We start off with a brief introduction to SQL and discuss the various platforms that use it and why it is so important as a skill for data scientists today. SQL is an acronym for Structured Query Language. As the name suggests, SQL was built for querying databases. It is important to note that SQL is simply a language that is used for Relational Database Management Systems (RBDMS). In RBDMS, data is stored in the form of a collection of tables and relations can be formed between the common fields of the different tables. Popularly used RBDMS in industry include Microsoft SQL Server, Oracle, Amazon Redshift, IBM DB2, and MySQL (open-source). All of these data management systems use SQL as the basic interfacing language for retrieving, managing and handling data. For the purpose of practicing the SQL language, we recommend SQLite – a serverless database engine which operates on database files directly, rather than going through a network. This makes it a lot simpler for data enthusiasts or self-learning individuals to keep up with new skills, and practice on the SQL language at their own pace, outside of work environments.

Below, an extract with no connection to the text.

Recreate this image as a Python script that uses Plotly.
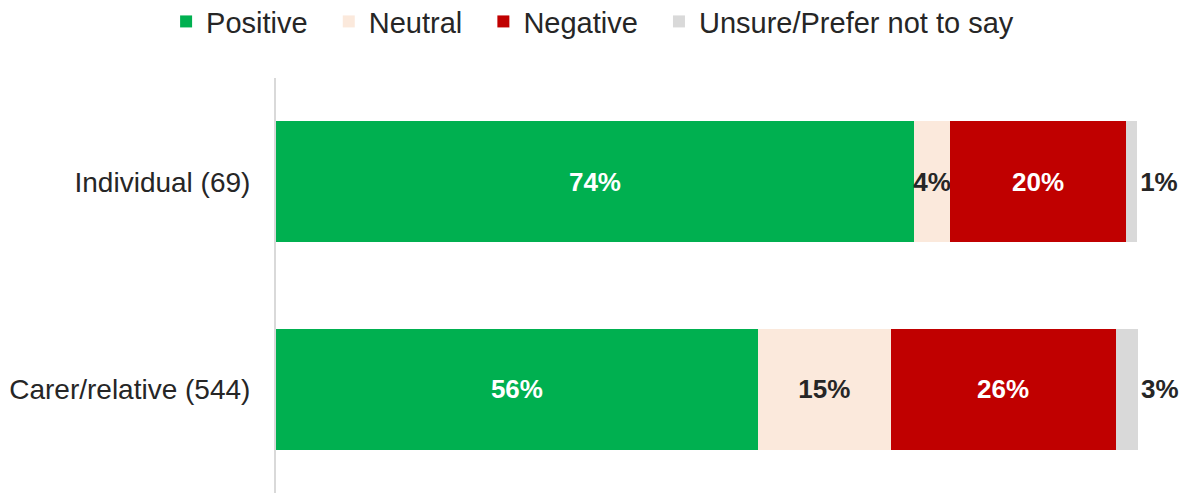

The sample database from Kaggle can be downloaded here. We will be working on this database to provide an introduction to SQL querying. We break this tutorial into four major sections:

  1. Basic querying: using simple SQL queries, we retrieve data and analyze selected columns from the table.
  2. Filtering: we learn to use comparison operators, combine various criteria, and match data of similar patterns for retrieving data that is of interest.
  3. Aggregate Functions: we learn built-in SQL commands for basic arithmetic operations and discuss possible pit-falls regarding how SQL does its arithmetic.
  4. Sorting and Grouping: By grouping certain common fields together, we can summarize and sort the data of interest into a more meaningful data set for analysis.

Basic querying

To open a database in SQLite, we write the following in the terminal command line.

sqlite3 database.sqlite

The following line of code opens up the table and allows us to explore it further by checking the number of tables.

.table

By doing so, we observe 6 tables in this database: “Country”, “Match”, “Player_Attributes”, “Team_Attributes”, “League”, “Player”, and “Team”. To find out the names of the columns in a table and the type of data in each column, we do the following.

.schema Player

In “Player”, the various columns are

sqlite> .schema Player
CREATE TABLE `Player` (
	`id`	INTEGER PRIMARY KEY AUTOINCREMENT,
	`player_api_id`	INTEGER UNIQUE,
	`player_name`	TEXT,
	`player_fifa_api_id`	INTEGER UNIQUE,
	`birthday`	TEXT,
	`height`	INTEGER,
	`weight`	INTEGER
);

Selecting columns

To select the column “birthday” from table “Player”.

SELECT birthday 
FROM player;

The print out is a long list, and often times we do not want a long print out. Hence, we can LIMIT the print out!

SELECT birthday 
FROM player
LIMIT 10;

To select multiple columns “player_api_id” and “birthday”, we can do this.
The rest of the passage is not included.